When I was seventeen I wrote an essay about the three people, living or dead, I would most like to interview. The essay was part of my application to New York University. They accepted me, but I didn't go, for reasons I don't need to get into here.
The three people I chose to interview were John Irving, Adolf Hitler and Leonardo Di Vinci.
What a crock! The only one I really wanted to talk to was John Irving, and I'd already written him a letter and got a reply. The other two were calculated choices; I thought they'd be impressive to the admissions board. To my shame, it didn't even occur to me to interview a woman. Hitler?! My god! I'd be terrified! I'd probably get so scared I'd puke on the son of a bitch.
If I had to do it over again, Kurt Vonnegut would be at the top of my list. I've just re-read a small book of his called "God Bless you, Dr Kevorkian." It is based on a series of radio stories he did for the National Public Radio affliate in Manhattan, WNYC. In it, Vonnegut undergoes a series of near-death experiences so he can interview dead people inside the pearly gates. His voyages take place in the lethal injection facility in Huntsville, Texas and are overseen by, of course, Jack Kevorkian.
One of the people Vonnegut interviews is Adolf Hitler. Kurt Vonnegut's essay is far more interesting and inciteful than the one I wrote when I was seventeen. And Kurt manages not to vomit on him, however much Adolf deserves it. In approximately 183 words, Mr. Vonnegut makes the reader (or originally, the listener) consider the nature of remorse, Heaven's admission policy (everyone gets in), American ignorance of history and the human tendency to draw conclusions about that history based on self-interest.

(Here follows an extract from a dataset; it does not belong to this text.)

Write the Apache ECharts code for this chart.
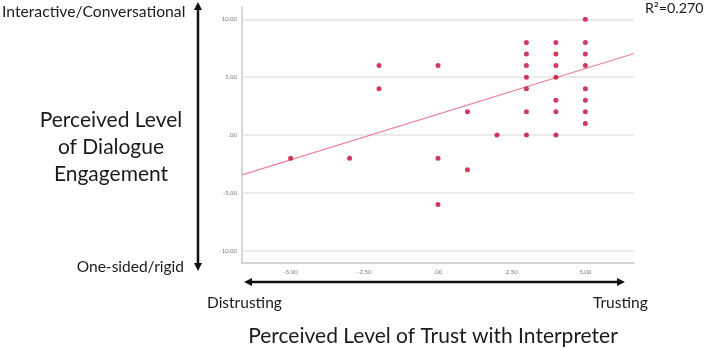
<!DOCTYPE html>
<html>
<head>
<meta charset="utf-8">
<script src="https://cdn.jsdelivr.net/npm/echarts@6/dist/echarts.min.js"></script>
<style>
  html, body { margin: 0; padding: 0; background: #fff; }
  #chart { width: 709px; height: 348px; }
</style>
</head>
<body>
<div id="chart"></div>
<script>
// points (trust score, dialogue score)
var trustX = [-5, -3, -2, -2, 0, 0, 0, 1, 1, 2,
    3, 3, 3, 3, 3, 3, 3,
    4, 4, 4, 4, 4, 4, 4,
    5, 5, 5, 5, 5, 5, 5, 5];
var dialogueY = [-2, -2, 6, 4, 6, -2, -6, 2, -3, 0,
    8, 7, 6, 5, 4, 2, 0,
    8, 7, 6, 5, 3, 2, 0,
    10, 8, 7, 6, 4, 3, 2, 1];
// fit line end points as drawn
var fitX = [-6.65, 6.65];
var fitY = [-3.45, 7.05];
var xTicks = [-5, -2.5, 0, 2.5, 5];
var yTicks = [-10, -5, 0, 5, 10];
var r2Text = "R\u00b2=0.270";

var font = "Lato";
var ink = "#1a1a1a";

function fmt(v) {
    if (v === 0) return ".00";
    return v.toFixed(2);
}

var points = trustX.map(function(x, i) { return [x, dialogueY[i]]; });
var fit = fitX.map(function(x, i) { return [x, fitY[i]]; });

var chart = echarts.init(document.getElementById("chart"));

var option = {
    animation: false,
    grid: { left: 242, right: 75, top: 7, bottom: 85 },
    xAxis: {
        type: "value",
        min: -6.65,
        max: 6.65,
        axisLine: { show: true, onZero: false, lineStyle: { color: "#c8c8c8", width: 1.5 } },
        axisTick: { show: false },
        splitLine: { show: false },
        axisLabel: {
            customValues: xTicks,
            formatter: fmt,
            fontSize: 6,
            color: "#777",
            margin: 6,
            fontFamily: font
        }
    },
    yAxis: {
        type: "value",
        min: -11.07,
        max: 11.07,
        axisLine: { show: true, onZero: false, lineStyle: { color: "#c8c8c8", width: 1.5 } },
        axisTick: { show: false },
        splitLine: { show: false },
        axisLabel: {
            customValues: yTicks,
            formatter: fmt,
            fontSize: 6,
            color: "#777",
            margin: 5,
            fontFamily: font
        }
    },
    series: [{
        type: "line",
        data: fit,
        symbol: "none",
        lineStyle: { color: "#ea8298", width: 1.2 },
        z: 2,
        markLine: {
            silent: true,
            symbol: "none",
            label: { show: false },
            lineStyle: { color: "#e3e3e3", width: 1.5, type: "solid" },
            data: yTicks.map(function(v) { return { yAxis: v }; }),
            z: 1
        }
    }, {
        type: "scatter",
        data: points,
        symbolSize: 5,
        itemStyle: { color: "#c40a35" },
        z: 3
    }],
    graphic: [
        // vertical arrow
        { type: "line", shape: { x1: 198, y1: 8, x2: 198, y2: 265 }, style: { stroke: "#111", lineWidth: 2.5 } },
        { type: "polygon", shape: { points: [[194, 10], [202, 10], [198, 2]] }, style: { fill: "#111" } },
        { type: "polygon", shape: { points: [[194, 263], [202, 263], [198, 271]] }, style: { fill: "#111" } },
        // horizontal arrow
        { type: "line", shape: { x1: 250, y1: 282, x2: 619, y2: 282 }, style: { stroke: "#111", lineWidth: 2.5 } },
        { type: "polygon", shape: { points: [[252, 278], [252, 286], [244, 282]] }, style: { fill: "#111" } },
        { type: "polygon", shape: { points: [[617, 278], [617, 286], [625, 282]] }, style: { fill: "#111" } },
        // axis annotations
        { type: "text", left: 2, top: 4, style: { text: "Interactive/Conversational", fontSize: 15.7, fontFamily: font, fill: ink } },
        { type: "text", right: 709 - 184, top: 259, style: { text: "One-sided/rigid", fontSize: 15.5, fontFamily: font, fill: ink } },
        { type: "text", x: 111, y: 147, style: {
            text: "Perceived Level\nof Dialogue\nEngagement", fontSize: 21, lineHeight: 27,
            fontFamily: font, fill: ink, align: "center", verticalAlign: "middle" } },
        { type: "text", left: 207, top: 295, style: { text: "Distrusting", fontSize: 15.5, fontFamily: font, fill: ink } },
        { type: "text", left: 593, top: 295, style: { text: "Trusting", fontSize: 15.5, fontFamily: font, fill: ink } },
        { type: "text", x: 433, y: 336, style: {
            text: "Perceived Level of Trust with Interpreter", fontSize: 21,
            fontFamily: font, fill: ink, align: "center", verticalAlign: "middle" } },
        { type: "text", left: 645, top: 1, style: { text: r2Text, fontSize: 14.3, fontFamily: font, fill: ink } }
    ]
};

chart.setOption(option);
</script>
</body>
</html>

My husband introduced me to a concept he calls "the Barbeque." It is our fantasy cook-out. A place on the guest list is indicative of our approval, admiration and amusment, as in: "Kurt Vonnegut is invited to the Barbeque."
Let's all wish a belated Happy Birthday to our favorite DixieCrat Strom Thurmond, who just turned 100 years old. And let us pray for Trent Lott, who seems to be suffering from foot-in-mouth disease.